At his trial he was treated with brutal harshness, his clothes stripped from his back and his ring torn from his finger. Although the rebellion was now over, he was denied jury trial, and was condemned by court martial after a hearing of but half an hour. Some months later, when this matter came to the attention of the English Privy Council, the Lord Chancellor exclaimed that "he knew not whether it were lawful to wish a person alive, otherwise he could wish Sir William Berkeley so, to see what could be answered to such barbarity".[719]
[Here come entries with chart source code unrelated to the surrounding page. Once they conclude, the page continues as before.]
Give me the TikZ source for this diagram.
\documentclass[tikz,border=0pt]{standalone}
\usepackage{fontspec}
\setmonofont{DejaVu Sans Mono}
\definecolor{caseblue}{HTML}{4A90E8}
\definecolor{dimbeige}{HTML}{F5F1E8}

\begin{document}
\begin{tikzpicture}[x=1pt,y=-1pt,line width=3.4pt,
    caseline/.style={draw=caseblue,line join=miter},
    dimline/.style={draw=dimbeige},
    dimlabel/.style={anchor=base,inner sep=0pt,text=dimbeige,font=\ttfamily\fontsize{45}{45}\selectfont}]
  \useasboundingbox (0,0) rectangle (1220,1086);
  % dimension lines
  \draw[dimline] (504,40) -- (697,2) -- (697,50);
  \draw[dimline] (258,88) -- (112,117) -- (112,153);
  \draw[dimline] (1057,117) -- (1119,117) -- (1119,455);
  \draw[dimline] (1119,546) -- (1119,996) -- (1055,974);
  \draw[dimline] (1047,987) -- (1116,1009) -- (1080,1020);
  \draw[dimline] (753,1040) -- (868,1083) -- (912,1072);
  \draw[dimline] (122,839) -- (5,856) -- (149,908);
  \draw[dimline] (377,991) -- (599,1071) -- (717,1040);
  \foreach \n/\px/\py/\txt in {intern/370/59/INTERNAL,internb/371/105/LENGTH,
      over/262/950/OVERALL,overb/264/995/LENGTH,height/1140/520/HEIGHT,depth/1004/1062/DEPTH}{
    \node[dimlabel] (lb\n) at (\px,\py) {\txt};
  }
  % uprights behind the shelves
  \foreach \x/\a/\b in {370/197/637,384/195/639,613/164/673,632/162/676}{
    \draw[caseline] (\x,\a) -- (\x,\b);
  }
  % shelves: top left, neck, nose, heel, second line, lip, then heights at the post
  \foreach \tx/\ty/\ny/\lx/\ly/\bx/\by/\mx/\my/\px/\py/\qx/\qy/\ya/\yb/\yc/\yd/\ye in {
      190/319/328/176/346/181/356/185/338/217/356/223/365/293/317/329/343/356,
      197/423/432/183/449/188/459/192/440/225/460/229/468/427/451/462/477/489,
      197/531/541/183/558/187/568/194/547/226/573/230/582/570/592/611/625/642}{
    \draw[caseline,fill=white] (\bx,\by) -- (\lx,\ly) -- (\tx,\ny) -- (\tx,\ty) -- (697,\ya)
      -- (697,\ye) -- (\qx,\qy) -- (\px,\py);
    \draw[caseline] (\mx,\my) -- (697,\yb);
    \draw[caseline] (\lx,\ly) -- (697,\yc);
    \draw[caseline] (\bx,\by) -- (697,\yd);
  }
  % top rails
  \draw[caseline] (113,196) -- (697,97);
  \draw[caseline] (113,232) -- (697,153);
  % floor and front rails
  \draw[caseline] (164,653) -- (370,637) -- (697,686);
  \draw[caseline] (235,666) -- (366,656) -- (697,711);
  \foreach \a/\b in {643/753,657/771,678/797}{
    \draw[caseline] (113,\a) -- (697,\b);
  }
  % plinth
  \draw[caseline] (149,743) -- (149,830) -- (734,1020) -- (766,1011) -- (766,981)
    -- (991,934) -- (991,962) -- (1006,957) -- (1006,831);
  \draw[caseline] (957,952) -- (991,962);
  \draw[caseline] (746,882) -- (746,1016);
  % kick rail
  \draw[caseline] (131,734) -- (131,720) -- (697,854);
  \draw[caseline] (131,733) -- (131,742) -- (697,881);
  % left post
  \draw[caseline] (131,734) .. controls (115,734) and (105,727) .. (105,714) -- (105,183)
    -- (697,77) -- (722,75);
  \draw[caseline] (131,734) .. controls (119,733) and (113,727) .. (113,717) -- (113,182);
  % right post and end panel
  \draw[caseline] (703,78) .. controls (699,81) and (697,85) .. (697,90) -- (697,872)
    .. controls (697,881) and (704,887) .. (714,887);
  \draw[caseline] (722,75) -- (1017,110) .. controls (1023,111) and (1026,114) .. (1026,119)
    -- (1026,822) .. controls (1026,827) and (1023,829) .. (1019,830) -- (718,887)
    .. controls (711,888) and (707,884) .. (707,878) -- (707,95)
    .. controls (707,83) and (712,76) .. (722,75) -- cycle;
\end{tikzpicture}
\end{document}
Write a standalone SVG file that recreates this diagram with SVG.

Thus ended the rebellion. Apparently it had accomplished nothing for the cause of liberty or the relief of the oppressed commons. Few of the abuses that had caused the people to take arms had been rectified. The taxes were heavier than ever, the Governor was more severe and arbitrary. English troops were on their way to the colony to enforce submission and obedience. Charles II, irritated at the independent spirit of the Virginians, was meditating the curtailment of their privileges and the suppression of their representative institutions. Yet this attack of an outraged people upon an arbitrary and corrupt government, was not without its benefits. It gave to future Governors a wholesome dread of the commons, and made them careful not to drive the people again into the fury of rebellion. It created a feeling of fellowship among the poor planters, a consciousness of like interests that tended to mould them into a compact class, ready for concerted action in defense of their rights. It gave birth in the breasts of many brave men to the desire to resist by all means possible the oppression of the Stuart kings. It stirred the people to win, in their legislative halls, victories for the cause of liberty, as real as those which Bacon and his followers had failed to secure on the field of battle.
CHAPTER VII
The Period of Confusion
When the news reached England that the common people of Virginia were in open revolt against their Governor, and had driven him from his capital, the King was not a little surprised and alarmed. The recollection of the civil war in England was still fresh enough in his memory to make him tremble at the mutterings of rebellion, even though they came from across the Atlantic. Moreover, since the customs from the Virginia tobacco yielded many thousand pounds annually, he could but be concerned for the royal revenue. If the tumults in the colony resulted in an appreciable diminution in the tobacco crop, the Exchequer would be the chief loser. Nor did the King relish the expense of fitting out an army and a fleet for the reduction of the insurgents.
His anxiety was increased by lack of intelligence from the colonial government. Several letters telling of Bacon's coercion of the June Assembly had reached him, but after that months passed without word from the Governor or the Council. From private sources, however, came reports of "uproars so stupendous" that they could hardly find belief.[720] It was rumored in England that Sir William had been defeated, driven out of the colony, and "forced to lie at sea".[721]